MATERIAL SHOWN »

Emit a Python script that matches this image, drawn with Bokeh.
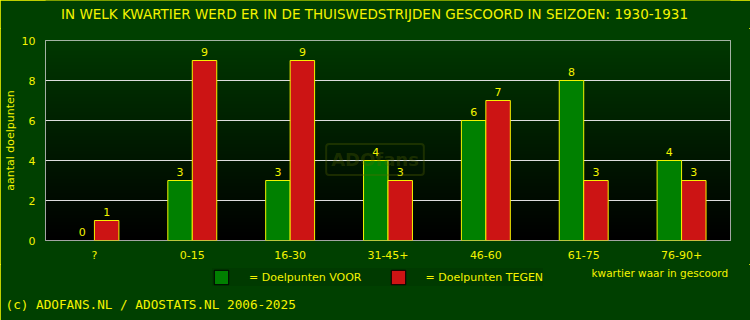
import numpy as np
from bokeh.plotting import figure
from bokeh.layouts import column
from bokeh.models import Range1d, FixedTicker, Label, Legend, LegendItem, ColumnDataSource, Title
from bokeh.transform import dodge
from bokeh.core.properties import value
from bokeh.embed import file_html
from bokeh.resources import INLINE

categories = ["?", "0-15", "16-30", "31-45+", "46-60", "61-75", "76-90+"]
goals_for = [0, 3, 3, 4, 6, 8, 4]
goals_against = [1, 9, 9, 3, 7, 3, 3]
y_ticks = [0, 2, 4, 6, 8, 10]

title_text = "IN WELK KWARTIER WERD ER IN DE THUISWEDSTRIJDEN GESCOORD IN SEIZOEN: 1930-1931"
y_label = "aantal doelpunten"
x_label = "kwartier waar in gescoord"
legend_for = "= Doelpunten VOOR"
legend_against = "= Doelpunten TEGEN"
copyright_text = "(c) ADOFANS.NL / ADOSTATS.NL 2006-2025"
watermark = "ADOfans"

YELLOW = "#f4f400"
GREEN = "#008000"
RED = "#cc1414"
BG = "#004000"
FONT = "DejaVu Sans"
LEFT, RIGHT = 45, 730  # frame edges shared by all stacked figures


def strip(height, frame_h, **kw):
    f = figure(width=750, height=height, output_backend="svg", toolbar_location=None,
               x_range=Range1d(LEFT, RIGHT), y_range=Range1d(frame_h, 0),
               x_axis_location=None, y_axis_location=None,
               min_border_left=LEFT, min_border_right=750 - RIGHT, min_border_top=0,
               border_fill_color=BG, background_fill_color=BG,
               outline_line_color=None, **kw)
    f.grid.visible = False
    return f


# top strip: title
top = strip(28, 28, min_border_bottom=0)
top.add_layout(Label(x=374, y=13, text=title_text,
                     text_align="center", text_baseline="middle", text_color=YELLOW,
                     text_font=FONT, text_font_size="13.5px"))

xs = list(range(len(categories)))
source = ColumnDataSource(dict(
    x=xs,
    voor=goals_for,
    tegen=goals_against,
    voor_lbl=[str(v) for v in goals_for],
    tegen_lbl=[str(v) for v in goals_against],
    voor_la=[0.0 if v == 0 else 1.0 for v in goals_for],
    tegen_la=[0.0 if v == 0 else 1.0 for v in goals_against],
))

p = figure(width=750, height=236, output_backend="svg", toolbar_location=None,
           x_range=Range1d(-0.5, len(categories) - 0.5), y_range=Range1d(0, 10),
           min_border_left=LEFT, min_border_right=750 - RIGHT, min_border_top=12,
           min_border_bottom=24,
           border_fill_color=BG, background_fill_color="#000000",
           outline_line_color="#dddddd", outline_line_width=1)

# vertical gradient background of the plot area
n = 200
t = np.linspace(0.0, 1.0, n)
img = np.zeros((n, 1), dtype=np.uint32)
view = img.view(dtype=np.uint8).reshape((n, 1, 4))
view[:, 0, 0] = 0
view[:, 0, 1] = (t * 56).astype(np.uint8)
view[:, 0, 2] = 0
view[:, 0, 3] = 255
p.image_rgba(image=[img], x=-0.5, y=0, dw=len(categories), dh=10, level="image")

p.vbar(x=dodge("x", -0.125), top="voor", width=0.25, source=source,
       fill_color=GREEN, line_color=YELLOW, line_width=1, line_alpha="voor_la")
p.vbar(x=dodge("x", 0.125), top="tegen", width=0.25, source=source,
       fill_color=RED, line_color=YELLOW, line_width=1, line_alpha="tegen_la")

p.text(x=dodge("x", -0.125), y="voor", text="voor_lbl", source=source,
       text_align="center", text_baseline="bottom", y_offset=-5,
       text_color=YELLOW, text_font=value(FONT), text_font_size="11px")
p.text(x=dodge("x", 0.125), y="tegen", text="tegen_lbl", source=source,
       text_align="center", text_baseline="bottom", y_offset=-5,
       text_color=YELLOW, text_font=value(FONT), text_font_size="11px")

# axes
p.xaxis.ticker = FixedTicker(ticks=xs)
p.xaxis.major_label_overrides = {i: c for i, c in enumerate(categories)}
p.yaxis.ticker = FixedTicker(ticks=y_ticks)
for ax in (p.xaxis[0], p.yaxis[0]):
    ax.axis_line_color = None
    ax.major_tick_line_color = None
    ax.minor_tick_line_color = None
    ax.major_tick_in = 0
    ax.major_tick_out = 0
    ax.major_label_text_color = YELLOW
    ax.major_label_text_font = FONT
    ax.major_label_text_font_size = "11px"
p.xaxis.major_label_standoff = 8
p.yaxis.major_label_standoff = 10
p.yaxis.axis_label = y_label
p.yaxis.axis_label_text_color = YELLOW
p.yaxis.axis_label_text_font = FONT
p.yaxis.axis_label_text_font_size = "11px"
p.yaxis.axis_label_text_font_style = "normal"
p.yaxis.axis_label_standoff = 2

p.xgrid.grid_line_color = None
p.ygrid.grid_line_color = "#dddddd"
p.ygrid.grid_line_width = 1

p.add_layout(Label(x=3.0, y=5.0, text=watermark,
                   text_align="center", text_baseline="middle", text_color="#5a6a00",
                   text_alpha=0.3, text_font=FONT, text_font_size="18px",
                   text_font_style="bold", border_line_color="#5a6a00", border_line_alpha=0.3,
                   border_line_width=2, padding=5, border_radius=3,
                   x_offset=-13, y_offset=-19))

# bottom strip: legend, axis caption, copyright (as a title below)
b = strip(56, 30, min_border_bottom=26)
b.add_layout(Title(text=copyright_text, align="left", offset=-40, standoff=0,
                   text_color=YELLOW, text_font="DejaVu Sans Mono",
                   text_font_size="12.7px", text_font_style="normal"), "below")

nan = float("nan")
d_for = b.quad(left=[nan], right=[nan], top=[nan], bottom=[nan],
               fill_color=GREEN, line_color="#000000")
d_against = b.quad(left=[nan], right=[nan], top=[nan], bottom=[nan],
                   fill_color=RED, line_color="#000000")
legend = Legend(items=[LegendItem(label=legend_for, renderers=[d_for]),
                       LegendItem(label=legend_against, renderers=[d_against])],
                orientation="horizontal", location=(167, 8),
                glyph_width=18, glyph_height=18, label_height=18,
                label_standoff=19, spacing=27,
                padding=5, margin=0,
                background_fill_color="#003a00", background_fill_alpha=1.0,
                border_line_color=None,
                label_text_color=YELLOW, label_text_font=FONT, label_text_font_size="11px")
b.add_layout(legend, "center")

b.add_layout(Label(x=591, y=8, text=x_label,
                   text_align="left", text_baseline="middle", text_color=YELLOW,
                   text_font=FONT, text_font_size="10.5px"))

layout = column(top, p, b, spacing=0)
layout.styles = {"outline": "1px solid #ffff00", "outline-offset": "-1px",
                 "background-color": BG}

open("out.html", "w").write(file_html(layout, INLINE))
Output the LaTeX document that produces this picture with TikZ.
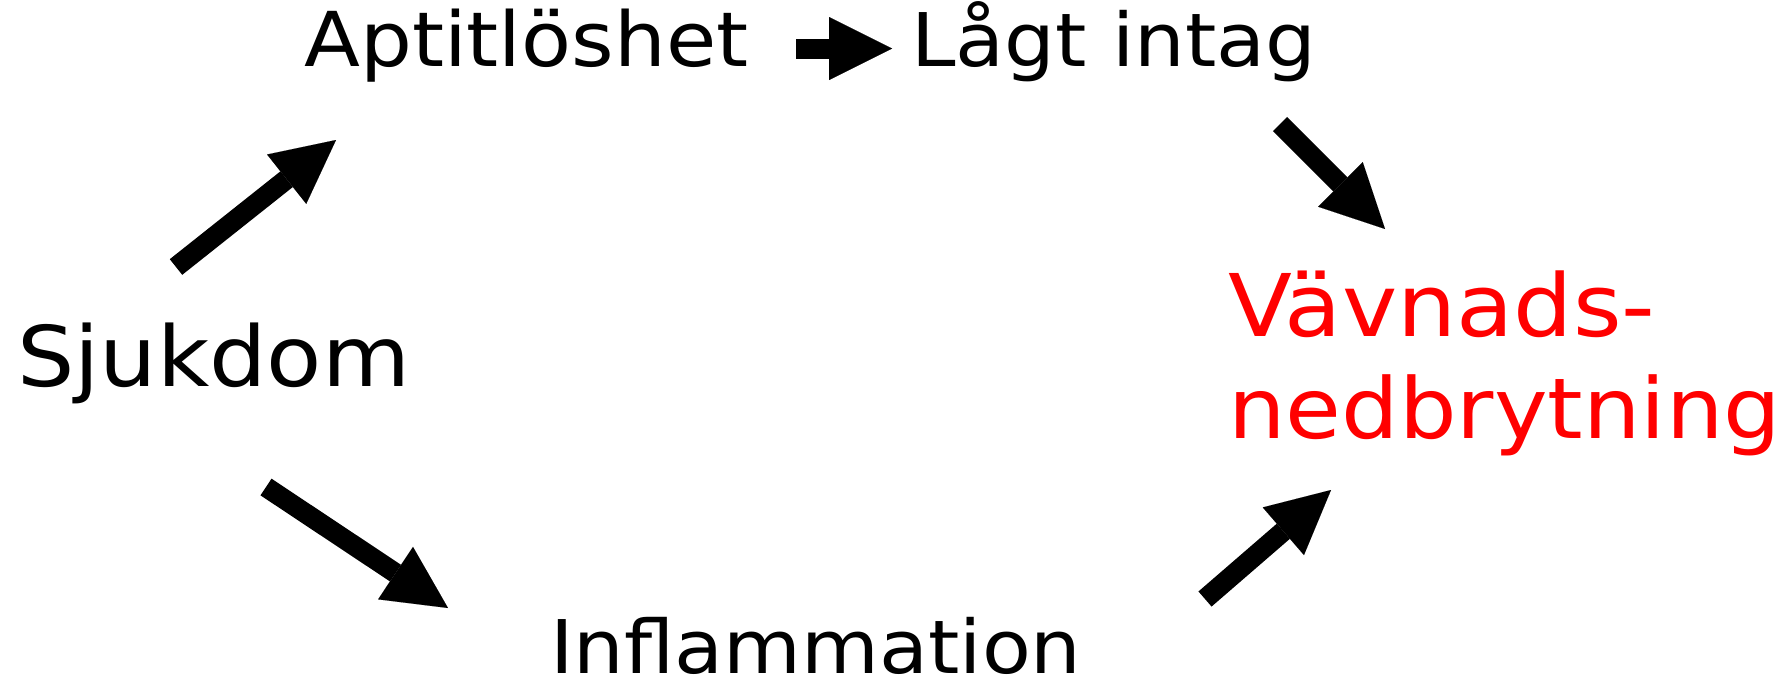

WHAT YOU NEED TO DO »
Your task is to reproduce the entries above word for word, from the first line through the line with "y_ticks = [0, 2, 4, 6, 8, 10]", and please leave out any pictures.

CORRECT RESULT »
Emit a Python script that matches this image, drawn with Bokeh.
import numpy as np
from bokeh.plotting import figure
from bokeh.layouts import column
from bokeh.models import Range1d, FixedTicker, Label, Legend, LegendItem, ColumnDataSource, Title
from bokeh.transform import dodge
from bokeh.core.properties import value
from bokeh.embed import file_html
from bokeh.resources import INLINE

categories = ["?", "0-15", "16-30", "31-45+", "46-60", "61-75", "76-90+"]
goals_for = [0, 3, 3, 4, 6, 8, 4]
goals_against = [1, 9, 9, 3, 7, 3, 3]
y_ticks = [0, 2, 4, 6, 8, 10]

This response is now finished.